Loeb & Loeb LLP provides an overview of the case. Ex©lusive Rights suggests that the outcome was largely inconsequential. But CyberLaw Currents sees the case as significant for international copyright law.
The defendants asserted that, by posting material to the Internet from a German server, the plaintiff effectively had published the material simultaneously in the U.S. and in Germany. This would have rendered the work subject to the requirement of § 411(a) that any domestic copyright must be registered with the Copyright Office before any infringement action may be brought regarding that work.

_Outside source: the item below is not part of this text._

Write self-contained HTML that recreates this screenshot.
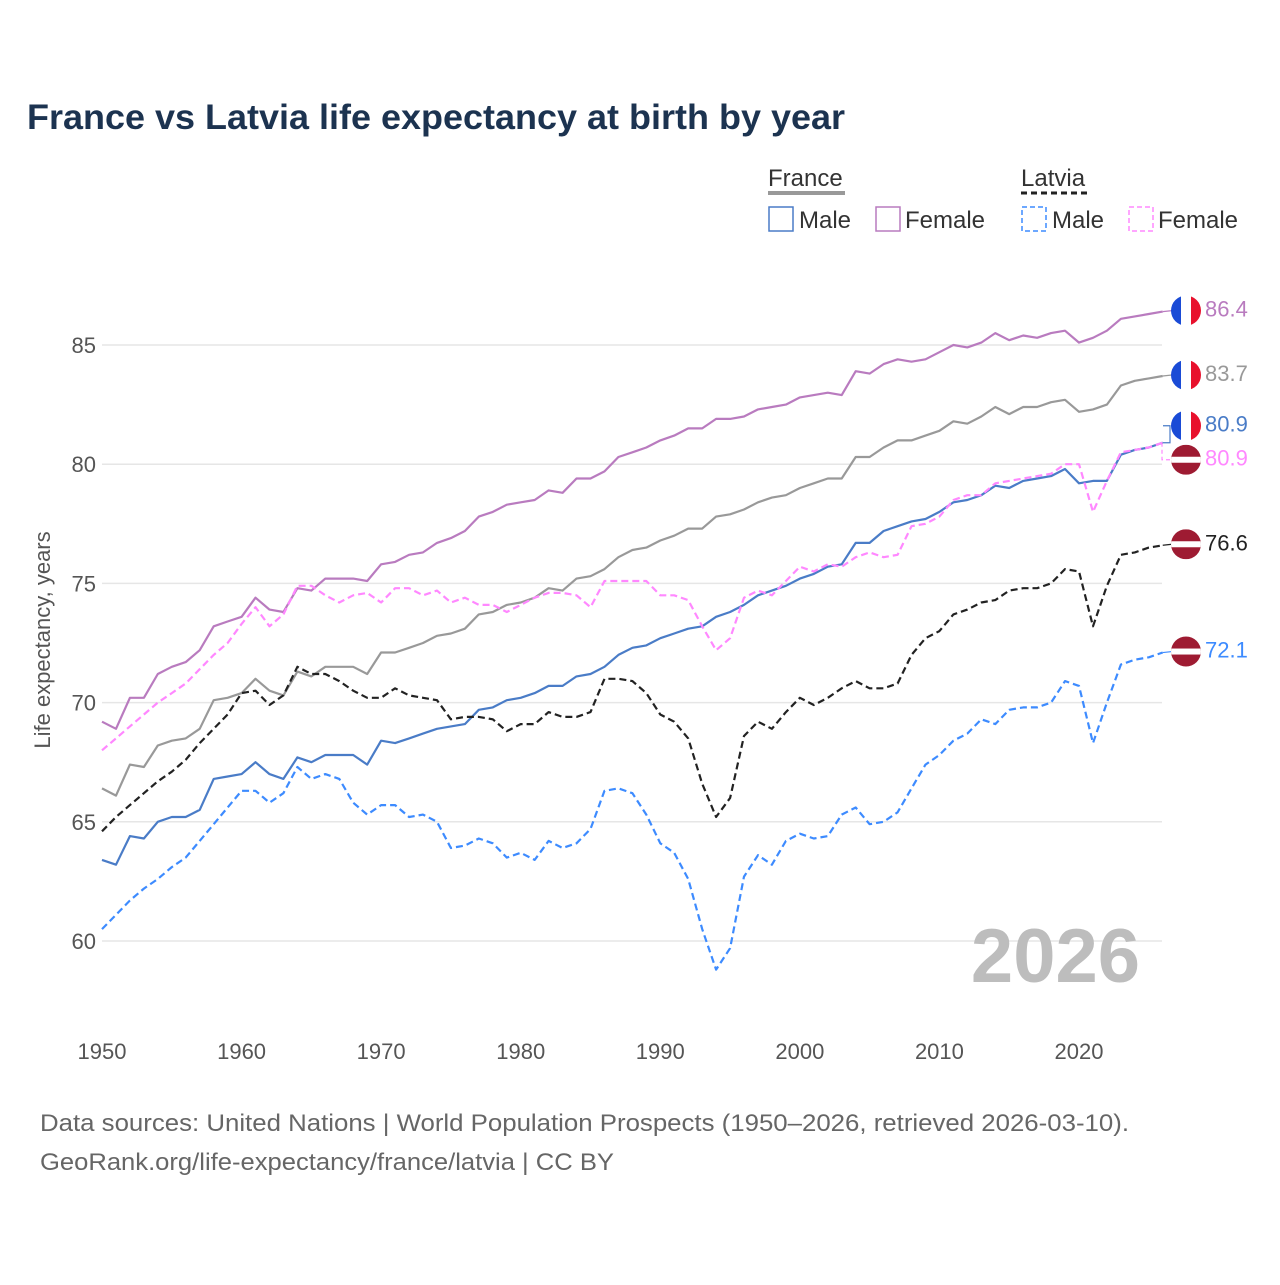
<!DOCTYPE html>
<html><head><meta charset="utf-8"><style>
body{margin:0;background:#fff;font-family:"Liberation Sans",sans-serif}
</style></head><body>
<svg id="chart" width="1280" height="1280" xmlns="http://www.w3.org/2000/svg" font-family="Liberation Sans, sans-serif">
<defs>
<clipPath id="cf"><circle cx="0" cy="0" r="15"/></clipPath>
</defs>
<text x="27" y="129" font-size="35" font-weight="bold" fill="#1c3350" textLength="818" lengthAdjust="spacingAndGlyphs">France vs Latvia life expectancy at birth by year</text>
<g font-size="24" fill="#333">
<text x="768" y="186">France</text>
<line x1="768" y1="193" x2="845" y2="193" stroke="#999" stroke-width="4"/>
<text x="1021" y="186">Latvia</text>
<line x1="1021" y1="193" x2="1090" y2="193" stroke="#222" stroke-width="3" stroke-dasharray="6,4"/>
<g><rect x="769" y="207" width="24" height="24" fill="none" stroke="#4a7cc7" stroke-width="1.5"/><text x="799" y="228">Male</text></g>
<g><rect x="876" y="207" width="24" height="24" fill="none" stroke="#b97bbf" stroke-width="1.5"/><text x="905" y="228">Female</text></g>
<g><rect x="1022" y="207" width="24" height="24" fill="none" stroke="#3d8bff" stroke-width="1.5" stroke-dasharray="5,3"/><text x="1052" y="228">Male</text></g>
<g><rect x="1129" y="207" width="24" height="24" fill="none" stroke="#ff88ff" stroke-width="1.5" stroke-dasharray="5,3"/><text x="1158" y="228">Female</text></g>
</g>
<g id="grid"></g>
<text transform="translate(50,640) rotate(-90)" text-anchor="middle" font-size="22" fill="#555">Life expectancy, years</text>
<text x="1140" y="982" text-anchor="end" font-size="76" font-weight="bold" fill="#bdbdbd">2026</text>
<g id="series"></g>
<g id="ends"></g>
<text x="40" y="1131" font-size="24" fill="#666" textLength="1089" lengthAdjust="spacingAndGlyphs">Data sources: United Nations | World Population Prospects (1950–2026, retrieved 2026-03-10).</text>
<text x="40" y="1170" font-size="24" fill="#666" textLength="574" lengthAdjust="spacingAndGlyphs">GeoRank.org/life-expectancy/france/latvia | CC BY</text>
</svg>
<script>
const years = Array.from({length:77},(_, i)=>1950+i);
const xTicks = [1950,1960,1970,1980,1990,2000,2010,2020];
const yTicks = [60,65,70,75,80,85];
const franceFemale=[69.2,68.9,70.2,70.2,71.2,71.5,71.7,72.2,73.2,73.4,73.6,74.4,73.9,73.8,74.8,74.7,75.2,75.2,75.2,75.1,75.8,75.9,76.2,76.3,76.7,76.9,77.2,77.8,78.0,78.3,78.4,78.5,78.9,78.8,79.4,79.4,79.7,80.3,80.5,80.7,81.0,81.2,81.5,81.5,81.9,81.9,82.0,82.3,82.4,82.5,82.8,82.9,83.0,82.9,83.9,83.8,84.2,84.4,84.3,84.4,84.7,85.0,84.9,85.1,85.5,85.2,85.4,85.3,85.5,85.6,85.1,85.3,85.6,86.1,86.2,86.3,86.4];
const franceTotal=[66.4,66.1,67.4,67.3,68.2,68.4,68.5,68.9,70.1,70.2,70.4,71.0,70.5,70.3,71.3,71.1,71.5,71.5,71.5,71.2,72.1,72.1,72.3,72.5,72.8,72.9,73.1,73.7,73.8,74.1,74.2,74.4,74.8,74.7,75.2,75.3,75.6,76.1,76.4,76.5,76.8,77.0,77.3,77.3,77.8,77.9,78.1,78.4,78.6,78.7,79.0,79.2,79.4,79.4,80.3,80.3,80.7,81.0,81.0,81.2,81.4,81.8,81.7,82.0,82.4,82.1,82.4,82.4,82.6,82.7,82.2,82.3,82.5,83.3,83.5,83.6,83.7];
const franceMale=[63.4,63.2,64.4,64.3,65.0,65.2,65.2,65.5,66.8,66.9,67.0,67.5,67.0,66.8,67.7,67.5,67.8,67.8,67.8,67.4,68.4,68.3,68.5,68.7,68.9,69.0,69.1,69.7,69.8,70.1,70.2,70.4,70.7,70.7,71.1,71.2,71.5,72.0,72.3,72.4,72.7,72.9,73.1,73.2,73.6,73.8,74.1,74.5,74.7,74.9,75.2,75.4,75.7,75.8,76.7,76.7,77.2,77.4,77.6,77.7,78.0,78.4,78.5,78.7,79.1,79.0,79.3,79.4,79.5,79.8,79.2,79.3,79.3,80.4,80.6,80.7,80.9];
const latviaFemale=[68.0,68.5,69.0,69.5,70.0,70.4,70.8,71.4,72.0,72.5,73.3,74.0,73.2,73.7,74.9,74.9,74.5,74.2,74.5,74.6,74.2,74.8,74.8,74.5,74.7,74.2,74.4,74.1,74.1,73.8,74.1,74.4,74.6,74.6,74.5,74.0,75.1,75.1,75.1,75.1,74.5,74.5,74.3,73.2,72.2,72.7,74.4,74.7,74.5,75.1,75.7,75.5,75.8,75.7,76.1,76.3,76.1,76.2,77.4,77.5,77.8,78.5,78.7,78.7,79.2,79.3,79.4,79.5,79.6,80.0,80.0,78.0,79.3,80.5,80.6,80.7,80.9];
const latviaTotal=[64.6,65.2,65.7,66.2,66.7,67.1,67.6,68.3,68.9,69.5,70.4,70.5,69.9,70.3,71.5,71.2,71.2,70.9,70.5,70.2,70.2,70.6,70.3,70.2,70.1,69.3,69.4,69.4,69.3,68.8,69.1,69.1,69.6,69.4,69.4,69.6,71.0,71.0,70.9,70.4,69.5,69.2,68.5,66.6,65.2,66.0,68.6,69.2,68.9,69.6,70.2,69.9,70.2,70.6,70.9,70.6,70.6,70.8,72.0,72.7,73.0,73.7,73.9,74.2,74.3,74.7,74.8,74.8,75.0,75.6,75.5,73.2,74.9,76.2,76.3,76.5,76.6];
const latviaMale=[60.5,61.1,61.7,62.2,62.6,63.1,63.5,64.2,64.9,65.6,66.3,66.3,65.8,66.2,67.3,66.8,67.0,66.8,65.8,65.3,65.7,65.7,65.2,65.3,65.0,63.9,64.0,64.3,64.1,63.5,63.7,63.4,64.2,63.9,64.1,64.7,66.3,66.4,66.2,65.3,64.1,63.7,62.6,60.5,58.8,59.7,62.7,63.6,63.2,64.2,64.5,64.3,64.4,65.3,65.6,64.9,65.0,65.4,66.4,67.4,67.8,68.4,68.7,69.3,69.1,69.7,69.8,69.8,70.0,70.9,70.7,68.3,70.0,71.6,71.8,71.9,72.1];

const NS="http://www.w3.org/2000/svg";
const X=y=>102+(y-1950)*(1079-102)/70;
const Y=v=>941-(v-60)*(941-345)/25;
const grid=document.getElementById('grid');
function mk(tag,attrs,parent){const e=document.createElementNS(NS,tag);for(const k in attrs)e.setAttribute(k,attrs[k]);parent.appendChild(e);return e;}
yTicks.forEach(t=>{
  const l=mk('line',{x1:102,x2:1162,y1:Y(t),y2:Y(t),stroke:'#e6e6e6','stroke-width':1.5},grid);
  
  
  const tx=mk('text',{x:96,y:Y(t)+8,'text-anchor':'end','font-size':22,fill:'#555'},grid);
  tx.textContent=t;
  
  
});
xTicks.forEach(t=>{
  const tx=mk('text',{x:X(t),y:1059,'text-anchor':'middle','font-size':22,fill:'#555'},grid);
  tx.textContent=t;
  
  
});
const series=[
 ['france-female',franceFemale,'#b97bbf',null,'FR','#b97bbf'],
 ['france-total',franceTotal,'#999',null,'FR','#999'],
 ['france-male',franceMale,'#4a7cc7',null,'FR','#4a7cc7'],
 ['latvia-female',latviaFemale,'#ff88ff','7,4','LV','#ff88ff'],
 ['latvia-total',latviaTotal,'#222','7,4','LV','#222'],
 ['latvia-male',latviaMale,'#3d8bff','7,4','LV','#3d8bff']
];
const sg=document.getElementById('series'), eg=document.getElementById('ends');
series.forEach(([name,vals,col,dash,flag,tcol])=>{
  const d=vals.map((v,i)=>(i?'L':'M')+X(years[i]).toFixed(1)+','+Y(v).toFixed(1)).join('');
  const p=mk('path',{d:d,fill:'none',stroke:col,'stroke-width':2.2,'stroke-linejoin':'round'},sg);
  if(dash)p.setAttribute('stroke-dasharray',dash);
  
  
  const last=vals[vals.length-1];
  let cy=Y(last)-1;
  if(name==='france-male'){
    cy=Y(last)-17;
    mk('path',{d:`M${X(2026)},${Y(last)} L1170,${Y(last)} L1170,${cy} L1163,${cy}`,fill:'none',stroke:col,'stroke-width':1.2},eg);
  } else if(name==='latvia-female'){
    cy=Y(last)+17;
    mk('path',{d:`M1162,${Y(last)} L1162,${cy} L1170,${cy}`,fill:'none',stroke:col,'stroke-width':1.2,'stroke-dasharray':'4,3'},eg);
  } else {
    mk('line',{x1:X(2026),x2:1172,y1:Y(last),y2:cy,stroke:col,'stroke-width':1.2},eg);
  }
  const g=mk('g',{transform:`translate(1186,${cy})`},eg);
  
  
  if(flag==='FR'){
    mk('rect',{x:-15,y:-15,width:10,height:30,fill:'#1a4bd6','clip-path':'url(#cf)'},g);
    mk('rect',{x:-5,y:-15,width:10,height:30,fill:'#fff','clip-path':'url(#cf)'},g);
    mk('rect',{x:5,y:-15,width:10,height:30,fill:'#e8112d','clip-path':'url(#cf)'},g);
  } else {
    mk('rect',{x:-15,y:-15,width:30,height:30,fill:'#9e1b32','clip-path':'url(#cf)'},g);
    mk('rect',{x:-15,y:-3,width:30,height:6,fill:'#fff','clip-path':'url(#cf)'},g);
  }
  const t=mk('text',{x:1205,y:cy+6,'font-size':22,fill:tcol},eg);
  t.textContent=last.toFixed(1);
  
  
});
</script>
</body></html>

Declining to decide generally whether online posting constitutes “publication,” the court instead held that posting material on a foreign-based Internet site does not make it a “United States work,” despite the fact that it is simultaneously viewable in the United States, and accordingly it is exempt from the Act’s requirements. In other words, the plaintiff’s photographs were not published simultaneously in the U.S. regardless of whether the German website was considered to have published them or not.
The court reasoned that accepting the defendants’ argument would “overextend and pervert” U.S. copyright law and would be contrary to the goals of the Berne Convention for the Protection of Literary and Artistic Works of reducing barriers to enforcing copyright of foreign works under U.S. law and promoting uniformity in international copyright law. The court additionally found that the Copyright Act’s exclusion of non-U.S. works from the registration formalities signaled a legislative desire to facilitate protection of copyright holders’ copyrighted material in the U.S. The result of requiring registration of non-U.S. works, the court worried, would be to allow unlimited infringement within the U.S., because “the majority of foreign works are never registered in America.”
The court also found that the plaintiffs had not properly served the defendants with process, but gave the parties 45 days to amend service. Furthermore, the court ordered a 45 day limited “jurisdictional discovery” period to determine whether the defendants’ websites specifically targeted Delaware citizens for purposes of establishing jurisdiction.